## Start DATA LINES
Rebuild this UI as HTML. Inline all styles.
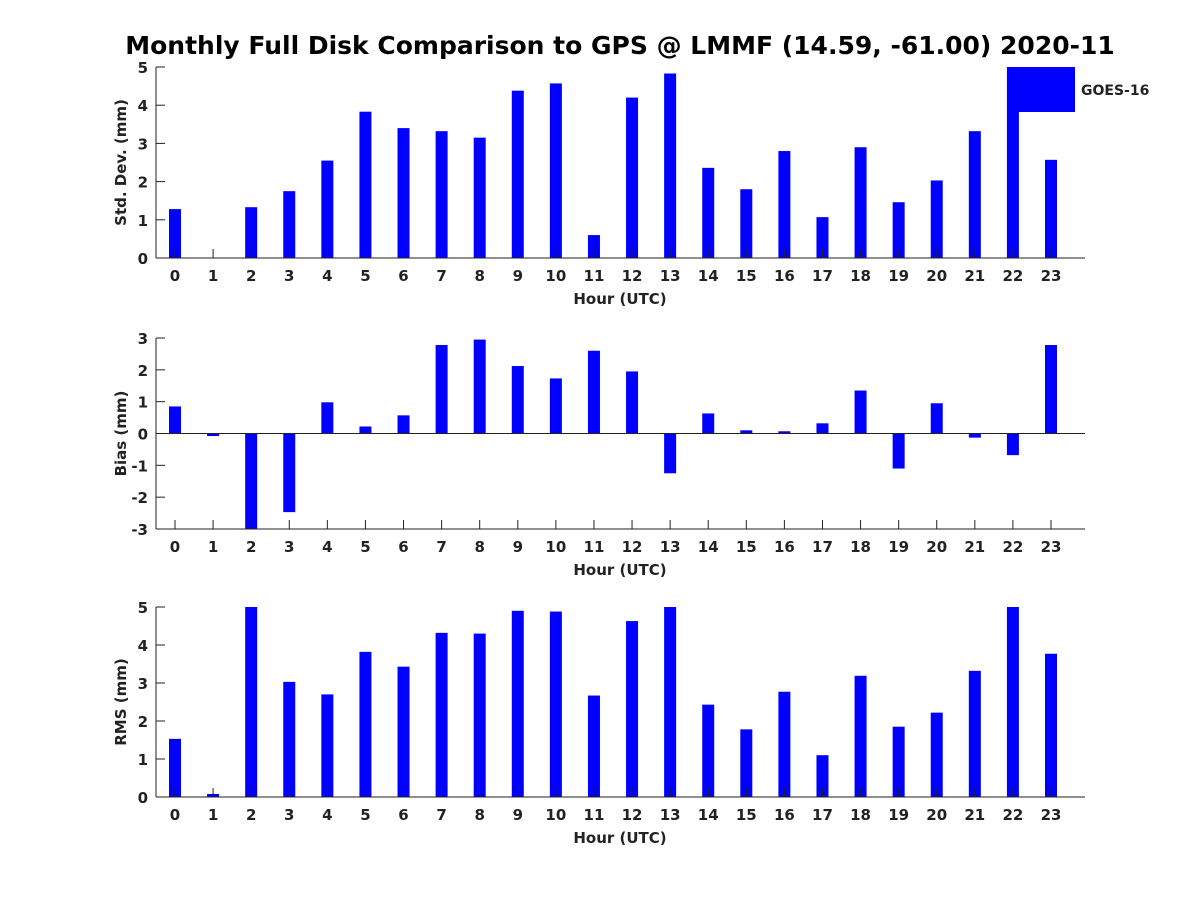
<!DOCTYPE html>
<html><head><meta charset="utf-8"><style>
body{margin:0;background:#fff;}
svg text{font-family:"DejaVu Sans","Liberation Sans",sans-serif;font-weight:bold;fill:#222;}
</style></head><body>
<svg id="c" width="1200" height="900" xmlns="http://www.w3.org/2000/svg">
<rect width="1200" height="900" fill="#fff"/>
<text x="620" y="54" font-size="25" text-anchor="middle" style="fill:#000">Monthly Full Disk Comparison to GPS @ LMMF (14.59, -61.00) 2020-11</text>
</svg>
<script>
const hours = [0,1,2,3,4,5,6,7,8,9,10,11,12,13,14,15,16,17,18,19,20,21,22,23];
const stdDev = [1.28,0,1.33,1.75,2.55,3.83,3.4,3.32,3.15,4.38,4.57,0.6,4.2,4.83,2.36,1.8,2.8,1.07,2.9,1.46,2.03,3.32,5.2,2.57];
const bias = [0.85,-0.08,-3.2,-2.47,0.98,0.22,0.57,2.78,2.95,2.12,1.73,2.6,1.95,-1.25,0.63,0.1,0.07,0.32,1.35,-1.1,0.95,-0.13,-0.68,2.78];
const rms = [1.53,0.08,5.2,3.03,2.7,3.82,3.43,4.32,4.3,4.9,4.88,2.67,4.63,5.2,2.43,1.78,2.77,1.1,3.19,1.85,2.22,3.32,5.2,3.77];
const stdTicks = [0,1,2,3,4,5];
const biasTicks = [-3,-2,-1,0,1,2,3];
const rmsTicks = [0,1,2,3,4,5];

const svg = document.getElementById('c');
const NS = 'http://www.w3.org/2000/svg';
function mk(tag, attrs, parent){
  const e = document.createElementNS(NS, tag);
  for (const k in attrs) e.setAttribute(k, attrs[k]);
  (parent||svg).appendChild(e);
  return e;
}
const X0 = 156, X1 = 1085;
function xs(h){ return 175 + h * (1051 - 175) / 23; }

const lg = mk('g', {});


mk('rect', {x: 1007, y: 67, width: 68, height: 45, fill: '#0000ff'}, lg);
const lt = mk('text', {x: 1081, y: 95, 'font-size': 14, 'text-anchor': 'start'}, lg);
lt.textContent = 'GOES-16';



function panel(name, top, bottom, vmin, vmax, vals, ticks, ylabel){
  const g = mk('g', {});
  
  
  const ys = v => bottom - (Math.max(vmin, Math.min(vmax, v)) - vmin) * (bottom - top) / (vmax - vmin);
  const y0 = ys(Math.max(vmin, 0));
  vals.forEach((v, i) => {
    const y = ys(v);
    const r = mk('rect', {x: xs(hours[i]) - 6, y: Math.min(y, y0), width: 12, height: Math.max(Math.abs(y - y0), 0.01), fill: '#0000ff'}, g);
    
    
  });
  mk('line', {x1: X0, y1: top, x2: X0, y2: bottom, stroke: '#222', 'stroke-width': 1}, g);
  mk('line', {x1: X0, y1: bottom, x2: X1, y2: bottom, stroke: '#222', 'stroke-width': 1}, g);
  if (vmin < 0) mk('line', {x1: X0, y1: ys(0), x2: X1, y2: ys(0), stroke: '#222', 'stroke-width': 1}, g);
  hours.forEach(h => {
    mk('line', {x1: xs(h), y1: bottom, x2: xs(h), y2: bottom - 9, stroke: '#222', 'stroke-width': 1}, g);
    const t = mk('text', {x: xs(h), y: bottom + 23, 'font-size': 15, 'text-anchor': 'middle'}, g);
    t.textContent = h;
    
    
  });
  ticks.forEach(v => {
    mk('line', {x1: X0, y1: ys(v), x2: X0 + 9, y2: ys(v), stroke: '#222', 'stroke-width': 1}, g);
    const t = mk('text', {x: X0 - 8, y: ys(v) + 6, 'font-size': 15, 'text-anchor': 'end'}, g);
    t.textContent = v;
    
    
  });
  const xt = mk('text', {x: 620, y: bottom + 46, 'font-size': 15, 'text-anchor': 'middle'}, g);
  xt.textContent = 'Hour (UTC)';
  
  
  const cy = (top + bottom) / 2;
  const yt = mk('text', {x: 126, y: cy, 'font-size': 15, 'text-anchor': 'middle', transform: 'rotate(-90 126 ' + cy + ')'}, g);
  yt.textContent = ylabel;
  
  
}
panel('std-dev', 67, 258, 0, 5, stdDev, stdTicks, 'Std. Dev. (mm)');
panel('bias', 338, 529, -3, 3, bias, biasTicks, 'Bias (mm)');
panel('rms', 607, 797, 0, 5, rms, rmsTicks, 'RMS (mm)');
</script>
</body></html>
## End DATA LINES
WHAT YOU NEED TO DO –
Set every line down exactly as written, leaving each picture out.

RESULT FOR THIS TASK –
Rebuild this UI as HTML. Inline all styles.
<!DOCTYPE html>
<html><head><meta charset="utf-8"><style>
body{margin:0;background:#fff;}
svg text{font-family:"DejaVu Sans","Liberation Sans",sans-serif;font-weight:bold;fill:#222;}
</style></head><body>
<svg id="c" width="1200" height="900" xmlns="http://www.w3.org/2000/svg">
<rect width="1200" height="900" fill="#fff"/>
<text x="620" y="54" font-size="25" text-anchor="middle" style="fill:#000">Monthly Full Disk Comparison to GPS @ LMMF (14.59, -61.00) 2020-11</text>
</svg>
<script>
const hours = [0,1,2,3,4,5,6,7,8,9,10,11,12,13,14,15,16,17,18,19,20,21,22,23];
const stdDev = [1.28,0,1.33,1.75,2.55,3.83,3.4,3.32,3.15,4.38,4.57,0.6,4.2,4.83,2.36,1.8,2.8,1.07,2.9,1.46,2.03,3.32,5.2,2.57];
const bias = [0.85,-0.08,-3.2,-2.47,0.98,0.22,0.57,2.78,2.95,2.12,1.73,2.6,1.95,-1.25,0.63,0.1,0.07,0.32,1.35,-1.1,0.95,-0.13,-0.68,2.78];
const rms = [1.53,0.08,5.2,3.03,2.7,3.82,3.43,4.32,4.3,4.9,4.88,2.67,4.63,5.2,2.43,1.78,2.77,1.1,3.19,1.85,2.22,3.32,5.2,3.77];
const stdTicks = [0,1,2,3,4,5];
const biasTicks = [-3,-2,-1,0,1,2,3];
const rmsTicks = [0,1,2,3,4,5];

const svg = document.getElementById('c');
const NS = 'http://www.w3.org/2000/svg';
function mk(tag, attrs, parent){
  const e = document.createElementNS(NS, tag);
  for (const k in attrs) e.setAttribute(k, attrs[k]);
  (parent||svg).appendChild(e);
  return e;
}
const X0 = 156, X1 = 1085;
function xs(h){ return 175 + h * (1051 - 175) / 23; }

const lg = mk('g', {});


mk('rect', {x: 1007, y: 67, width: 68, height: 45, fill: '#0000ff'}, lg);
const lt = mk('text', {x: 1081, y: 95, 'font-size': 14, 'text-anchor': 'start'}, lg);
lt.textContent = 'GOES-16';



function panel(name, top, bottom, vmin, vmax, vals, ticks, ylabel){
  const g = mk('g', {});
  
  
  const ys = v => bottom - (Math.max(vmin, Math.min(vmax, v)) - vmin) * (bottom - top) / (vmax - vmin);
  const y0 = ys(Math.max(vmin, 0));
  vals.forEach((v, i) => {
    const y = ys(v);
    const r = mk('rect', {x: xs(hours[i]) - 6, y: Math.min(y, y0), width: 12, height: Math.max(Math.abs(y - y0), 0.01), fill: '#0000ff'}, g);
    
    
  });
  mk('line', {x1: X0, y1: top, x2: X0, y2: bottom, stroke: '#222', 'stroke-width': 1}, g);
  mk('line', {x1: X0, y1: bottom, x2: X1, y2: bottom, stroke: '#222', 'stroke-width': 1}, g);
  if (vmin < 0) mk('line', {x1: X0, y1: ys(0), x2: X1, y2: ys(0), stroke: '#222', 'stroke-width': 1}, g);
  hours.forEach(h => {
    mk('line', {x1: xs(h), y1: bottom, x2: xs(h), y2: bottom - 9, stroke: '#222', 'stroke-width': 1}, g);
    const t = mk('text', {x: xs(h), y: bottom + 23, 'font-size': 15, 'text-anchor': 'middle'}, g);
    t.textContent = h;
    
    
  });
  ticks.forEach(v => {
    mk('line', {x1: X0, y1: ys(v), x2: X0 + 9, y2: ys(v), stroke: '#222', 'stroke-width': 1}, g);
    const t = mk('text', {x: X0 - 8, y: ys(v) + 6, 'font-size': 15, 'text-anchor': 'end'}, g);
    t.textContent = v;
    
    
  });
  const xt = mk('text', {x: 620, y: bottom + 46, 'font-size': 15, 'text-anchor': 'middle'}, g);
  xt.textContent = 'Hour (UTC)';
  
  
  const cy = (top + bottom) / 2;
  const yt = mk('text', {x: 126, y: cy, 'font-size': 15, 'text-anchor': 'middle', transform: 'rotate(-90 126 ' + cy + ')'}, g);
  yt.textContent = ylabel;
  
  
}
panel('std-dev', 67, 258, 0, 5, stdDev, stdTicks, 'Std. Dev. (mm)');
panel('bias', 338, 529, -3, 3, bias, biasTicks, 'Bias (mm)');
panel('rms', 607, 797, 0, 5, rms, rmsTicks, 'RMS (mm)');
</script>
</body></html>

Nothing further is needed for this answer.